Motion position prediction and machining accuracy compensation of galvanometer scanner based on BWO-GRU model

This paper proposes a new prediction model based on an advanced deep learning approach that integrates the beluga whale optimization (BWO) algorithm with the gated recurrent unit (GRU) to enhance the laser machining accuracy. This fusion aims to achieve precise prediction of galvanometer scanner motion trajectories. Initially, the collected dataset is subjected to normalization and denoising procedures, followed by division into distinct training and testing sets. Subsequently, the GRU model is harnessed for effective trajectory planning and prediction due to the intricate nature of the galvanometer scanner's dynamic model and the profound influence of previous moments' positional, velocity, and acceleration information on its motion trajectory.
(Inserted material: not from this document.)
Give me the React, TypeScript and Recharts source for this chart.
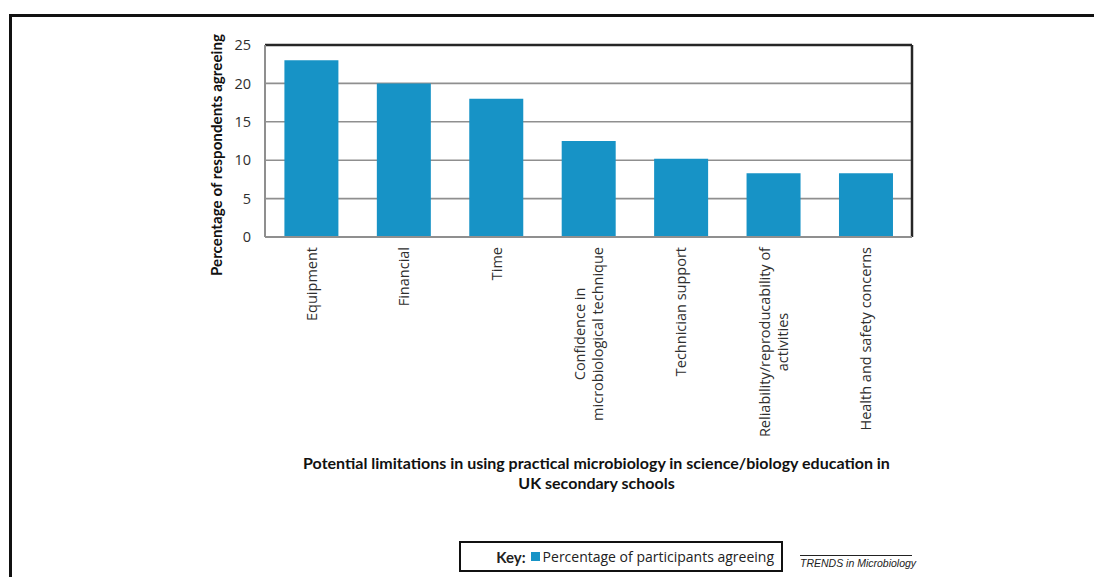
import React from 'react';
import { BarChart, Bar, XAxis, YAxis, CartesianGrid, ReferenceLine } from 'recharts';

// categories (line breaks follow the printed tick labels)
const categories = [
  'Equipment',
  'Financial',
  'Time',
  'Confidence in\nmicrobiological technique',
  'Technician support',
  'Reliability/reproducability of\nactivities',
  'Health and safety concerns',
];
const agreeing = [23, 20, 18, 12.5, 10.2, 8.3, 8.3];
const yTicks = [0, 5, 10, 15, 20, 25];
const xTitle = [
  'Potential limitations in using practical microbiology in science/biology education in',
  'UK secondary schools',
];
const yTitle = 'Percentage of respondents agreeing';
const seriesName = 'Percentage of participants agreeing';

const data = categories.map((c, i) => ({ category: c, value: agreeing[i] }));

const BLUE = '#1793c6';
const GRID = '#8f8f8f';
const FRAME = '#262626';
const TICK_FONT = '14.5px "Open Sans"';

let ctx: CanvasRenderingContext2D | null = null;
const textWidth = (t: string, font: string) => {
  if (!ctx) ctx = document.createElement('canvas').getContext('2d');
  if (!ctx) return t.length * 7;
  ctx.font = font;
  return ctx.measureText(t).width;
};

const CategoryTick = (props: any) => {
  const { x, payload } = props;
  const lines: string[] = String(payload.value).split('\n');
  const w = Math.max(...lines.map((l) => textWidth(l, TICK_FONT)));
  const gap = 18;
  const first = -((lines.length - 1) * gap) / 2;
  return (
    <g transform={`translate(${x},247) rotate(-90)`}>
      {lines.map((l, i) => (
        <text
          key={i}
          x={-w / 2}
          y={first + i * gap}
          textAnchor="middle"
          dominantBaseline="central"
          fill="#2e2e2e"
          style={{ font: TICK_FONT }}
        >
          {l}
        </text>
      ))}
    </g>
  );
};

const XTitle = (props: any) => {
  const vb = props.viewBox || { x: 265, width: 647 };
  const cx = vb.x + vb.width / 2 + 8;
  return (
    <text textAnchor="middle" fill="#111" style={{ font: 'bold 16px Lato' }}>
      {xTitle.map((l, i) => (
        <tspan key={i} x={cx} y={469 + i * 20}>
          {l}
        </tspan>
      ))}
    </text>
  );
};

const YTitle = () => (
  <text
    transform="translate(216,155) rotate(-90)"
    textAnchor="middle"
    dominantBaseline="central"
    fill="#111"
    style={{ font: 'bold 15.2px Lato' }}
  >
    {yTitle}
  </text>
);

const KeyBox = () => (
  <div
    style={{
      position: 'absolute',
      left: 459,
      top: 541,
      width: 324,
      height: 31,
      border: '2px solid #111',
      display: 'flex',
      alignItems: 'center',
      justifyContent: 'flex-end',
      paddingRight: 7,
      boxSizing: 'border-box',
      fontFamily: '"Open Sans"',
      fontSize: 14,
      color: '#222',
    }}
  >
    <span style={{ fontWeight: 'bold', fontFamily: 'Lato', fontSize: 15, marginRight: 5 }}>Key:</span>
    <span style={{ width: 9, height: 9, background: BLUE, marginRight: 3, display: 'inline-block' }} />
    <span>{seriesName}</span>
  </div>
);

// right-hand border of the plot box
const rightEdge = ({ offset }: any) => [offset.left + offset.width];

export default function App() {
  return (
    <div
      style={{
        position: 'absolute',
        left: 0,
        top: 0,
        width: 1094,
        height: 577,
        overflow: 'hidden',
        background: '#fff',
      }}
    >
      <div
        style={{
          position: 'absolute',
          left: 9,
          top: 14,
          width: 1300,
          height: 800,
          border: '3px solid #111',
        }}
      />
      <div style={{ position: 'absolute', left: 0, top: 0 }}>
        <BarChart
          width={1094}
          height={577}
          data={data}
          margin={{ top: 45, right: 182, left: 0, bottom: 0 }}
          barCategoryGap="21%"
        >
          <CartesianGrid vertical={false} stroke={GRID} strokeWidth={1.6} />
          <CartesianGrid
            horizontal={false}
            verticalCoordinatesGenerator={rightEdge}
            stroke={FRAME}
            strokeWidth={2.5}
          />
          <XAxis
            dataKey="category"
            height={340}
            interval={0}
            tickLine={false}
            axisLine={{ stroke: GRID, strokeWidth: 2 }}
            tick={<CategoryTick />}
            label={<XTitle />}
          />
          <YAxis
            width={265}
            domain={[0, 25]}
            ticks={yTicks}
            tickLine={false}
            tickSize={6}
            tickMargin={8}
            axisLine={{ stroke: GRID, strokeWidth: 2 }}
            tick={{ fill: '#2e2e2e', fontSize: 14.5, fontFamily: '"Open Sans"' }}
            label={<YTitle />}
          />
          <ReferenceLine y={25} stroke={FRAME} strokeWidth={2.5} />
          <Bar dataKey="value" name={seriesName} fill={BLUE} isAnimationActive={false} />
        </BarChart>
      </div>
      <KeyBox />
      <div
        style={{
          position: 'absolute',
          left: 800,
          top: 555,
          width: 112,
          borderTop: '1px solid #222',
          fontFamily: '"Liberation Sans"',
          fontStyle: 'italic',
          fontSize: 10.5,
          color: '#222',
          textAlign: 'right',
          paddingTop: 1,
          whiteSpace: 'nowrap',
        }}
      >
        TRENDS in Microbiology
      </div>
    </div>
  );
}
Furthermore, in consideration of factors such as neuron count, learning rate, and data batch size, which significantly impact prediction performance within the GRU model, the implementation of the BWO algorithm is proposed to optimize the model's structure. The proposed BWO-GRU model is benchmarked against the BWO-BP (Back Propagation) model and the BWO-LSTM (Long Short-Term Memory) model through experimental evaluation. Encouragingly, the results underscore the superiority of the BWO-GRU model, manifesting exceptional predictive precision and streamlined runtime efficiency. Ultimately, the trajectory prediction based on the BWO-GRU model helps to improve the machining accuracy of the laser galvanometer, signifying its potential for advancing laser-based manufacturing processes.